Bénédiction (English: Benediction) is the second poem in Charles Baudelaire's 1857 poetry collection Les Fleurs du mal, after the introductory poem Au Lecteur ("To the Reader"). Bénédiction is also the first numbered poem. It describes the birth of the Poet amid his mother's rage, then his childhood experiences of beauty and the faith he places, despite his mother's curse and the contempt of all the world, in a destiny being prepared for him by God.

== Content ==
When the poet is sent by a "decree of the supreme powers" to be born on earth, the Poet's mother curses God, declaring that she would rather have given birth to "a whole knot of vipers." Because it is outside her power to discard the infant, she swears she will deform and stunt it until it "cannot put out its blighted buds." However, under the "invisible tutelage" of an Angel, the child grows, innocent and happy, while "all those he wants to love" despise and ostracize him. The Poet's wife shouts "in the public squares" that she will strive to usurp God in his heart, and that when she becomes bored with him she will tear out his heart and "throw it with disdain to satiate her favorite beast." Despite all this hardship, the Poet "lifts his pious arms toward the sky" and praises God for all the suffering he endures, knowing that "pain is the only nobility" and that a dazzling crown is being woven for him in heaven:

== Analysis ==
The poem is 19 quatrains of alexandrines with an ABAB rhyme scheme (rimes croisées). Twelve of these stanzas are spoken by the poet's mother, the poet's wife, or the poet himself; the other seven are in the third person.

Bénédiction is often read in conjunction with Correspondances and Élévation, two of the three poems which follow, as the first episode in a mystical progress of the Poet towards a lost paradise, dimly remembered through poetic inspiration. The "monde ennuyé" ("bored world") of the first line has further rapport with Au Lecteur, where Ennui is personified as the "ugliest, filthiest, most wicked vice," who "dreams of the scaffold while smoking his hookah."

Baudelaire's feelings towards his own mother, Caroline, were intense and ambivalent. His early life he described, with intense nostalgia, as an "innocent paradise" characterized by "a period of passionate love" for his mother. Though they remained close throughout his life, Baudelaire's debts and his Bohemian lifestyle, particularly his relationship with Jeanne Duval, caused their relationship to become tense. The epithet "maternal," for Baudelaire, often represents something petty and animalistic, as in his correspondence where he describes credit as "this maternal invention of a mind too preoccupied with money!"

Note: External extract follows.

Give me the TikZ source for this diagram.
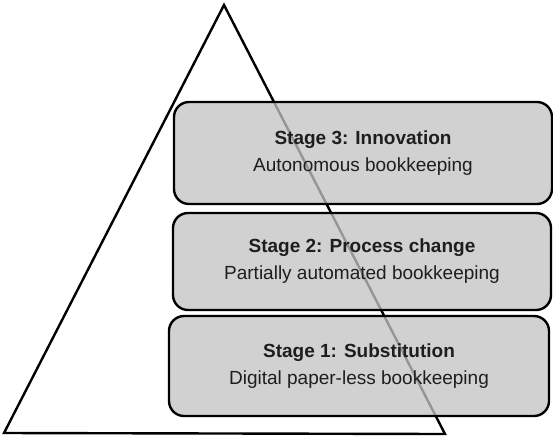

The first lines of the poem have been interpreted as a perverse recasting of the Annunciation, where there is no mystery for the mother surrounding the conception of the child ("Cursed be the night of ephemeral pleasures..."), and where no permission is asked by the Holy Spirit.

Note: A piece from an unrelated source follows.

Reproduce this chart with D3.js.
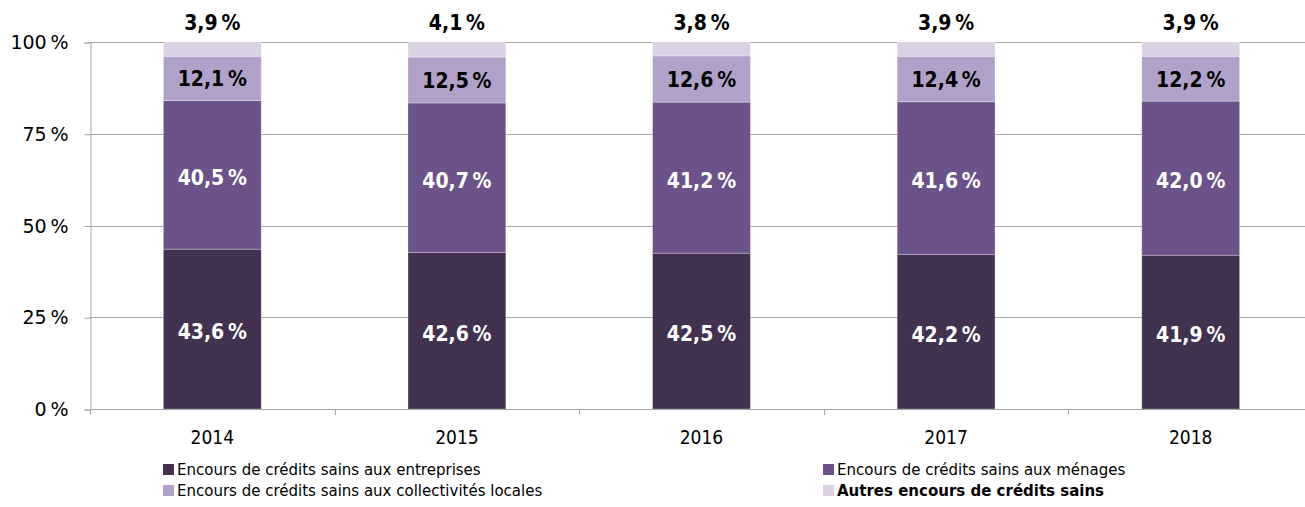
<!DOCTYPE html>
<html>
<head>
<meta charset="utf-8">
<script src="https://cdn.jsdelivr.net/npm/d3@7"></script>
<style>
  body { margin: 0; background: #fff; }
  svg text { font-family: "DejaVu Sans Condensed", "DejaVu Sans", sans-serif; }
</style>
</head>
<body>
<div id="chart"></div>
<script>
const years = ['2014', '2015', '2016', '2017', '2018']
const seriesNames = [
  'Encours de crédits sains aux entreprises',
  'Encours de crédits sains aux ménages',
  'Encours de crédits sains aux collectivités locales',
  'Autres encours de crédits sains'
]
const entreprises = [43.6, 42.6, 42.5, 42.2, 41.9]
const menages = [40.5, 40.7, 41.2, 41.6, 42.0]
const collectivites = [12.1, 12.5, 12.6, 12.4, 12.2]
const autres = [3.9, 4.1, 3.8, 3.9, 3.9]
const yTicks = [0, 0.25, 0.5, 0.75, 1]

const colours = ['#423250', '#6b5389', '#b1a1c8', '#dad1e4']
const labelColours = ['#fff', '#fff', '#000', '#000']

const width = 1305
const height = 507

const rows = years.map((y, i) => ({
  year: y,
  s0: entreprises[i],
  s1: menages[i],
  s2: collectivites[i],
  s3: autres[i]
}))
const keys = ['s0', 's1', 's2', 's3']

const stacked = d3.stack()
  .keys(keys)
  .offset(d3.stackOffsetExpand)(rows)

const svg = d3.select('#chart')
  .append('svg')
  .attr('width', width)
  .attr('height', height)

const x = d3.scaleBand()
  .domain(years)
  .range([90, 1313])
  .paddingInner(0.6)
  .paddingOuter(0.3)

const y = d3.scaleLinear()
  .domain([0, 1])
  .range([409, 42])

// gridlines
svg.append('g')
  .selectAll('line')
  .data(yTicks)
  .join('line')
  .attr('x1', 90)
  .attr('x2', 1313)
  .attr('y1', d => Math.round(y(d)) + 0.5)
  .attr('y2', d => Math.round(y(d)) + 0.5)
  .attr('stroke', '#a6a6a6')
  .attr('stroke-width', 1.2)

// y axis
const yAxis = svg.append('g')
  .attr('transform', 'translate(90.5,0.5)')
  .call(d3.axisLeft(y).tickValues(yTicks).tickSize(6).tickPadding(16)
    .tickFormat(d => Math.round(d * 100) + '\u2009%'))
yAxis.select('.domain').attr('stroke', '#a6a6a6')
yAxis.selectAll('.tick line').attr('stroke', '#a6a6a6')
yAxis.selectAll('text')
  .attr('fill', '#000')
  .style('font-size', '19px')
  .style('font-family', '"DejaVu Sans", sans-serif')

// x axis ticks between categories
const step = x.step()
const boundaries = d3.range(years.length + 1).map(i => 90 + i * step)
svg.append('g')
  .selectAll('line')
  .data(boundaries)
  .join('line')
  .attr('x1', d => Math.round(d) + 0.5)
  .attr('x2', d => Math.round(d) + 0.5)
  .attr('y1', 409)
  .attr('y2', 415)
  .attr('stroke', '#a6a6a6')

svg.append('g')
  .selectAll('text')
  .data(years)
  .join('text')
  .attr('x', d => x(d) + x.bandwidth() / 2)
  .attr('y', 444)
  .attr('text-anchor', 'middle')
  .attr('font-size', 19)
  .text(d => d)

// bars
const layers = svg.append('g')
  .selectAll('g')
  .data(stacked)
  .join('g')
  .attr('fill', (d, i) => colours[i])

layers.selectAll('rect')
  .data(d => d)
  .join('rect')
  .attr('x', d => x(d.data.year))
  .attr('width', x.bandwidth())
  .attr('y', d => y(d[1]))
  .attr('height', d => y(d[0]) - y(d[1]))
  .attr('stroke', 'rgba(255,255,255,0.35)')
  .attr('stroke-width', 0.8)

// x axis base line over bars
svg.append('line')
  .attr('x1', 90)
  .attr('x2', 1313)
  .attr('y1', 409.5)
  .attr('y2', 409.5)
  .attr('stroke', '#a6a6a6')
  .attr('stroke-width', 1.2)

// value labels
stacked.forEach((layer, i) => {
  svg.append('g')
    .selectAll('text')
    .data(layer)
    .join('text')
    .attr('x', d => x(d.data.year) + x.bandwidth() / 2)
    .attr('y', d => i === 3 ? 30 : (y(d[0]) + y(d[1])) / 2 + (i === 2 ? 8 : 10))
    .attr('text-anchor', 'middle')
    .attr('font-size', 21)
    .attr('font-weight', 'bold')
    .attr('fill', labelColours[i])
    .text(d => d3.format('.1f')(d.data[keys[i]]).replace('.', ',') + '\u2009%')
})

// legend
const legendPos = [
  { x: 163, y: 470 },
  { x: 823, y: 470 },
  { x: 163, y: 491 },
  { x: 823, y: 491 }
]
const legend = svg.append('g')
  .selectAll('g')
  .data(seriesNames)
  .join('g')
  .attr('transform', (d, i) => `translate(${legendPos[i].x},${legendPos[i].y})`)

legend.append('rect')
  .attr('x', 0)
  .attr('y', -6)
  .attr('width', 11)
  .attr('height', 11)
  .attr('fill', (d, i) => colours[i])

legend.append('text')
  .attr('x', 14)
  .attr('y', 5)
  .style('font-size', '15px')
  .style('font-family', '"DejaVu Sans", sans-serif')
  .attr('font-weight', (d, i) => i === 3 ? 'bold' : 'normal')
  .text(d => d)
</script>
</body>
</html>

The poem contributes to the problem of theodicy through its attribution of redemptive power to the Poet's suffering. Some studies have examined the element of fate.

Critical estimation of Bénédiction suffered in the twentieth century, where Baudelaire's later realist poetics were upheld at the expense of poems representative of his Romantic mode, of which this provides one of the most exaggerated examples. Wallace Stevens considered it the weakest poem in the collection because of its stilted style and self-conscious poeticality. Literary theorist Leo Bersani characterized it as one of "Baudelaire's most famous, and least interesting, poems."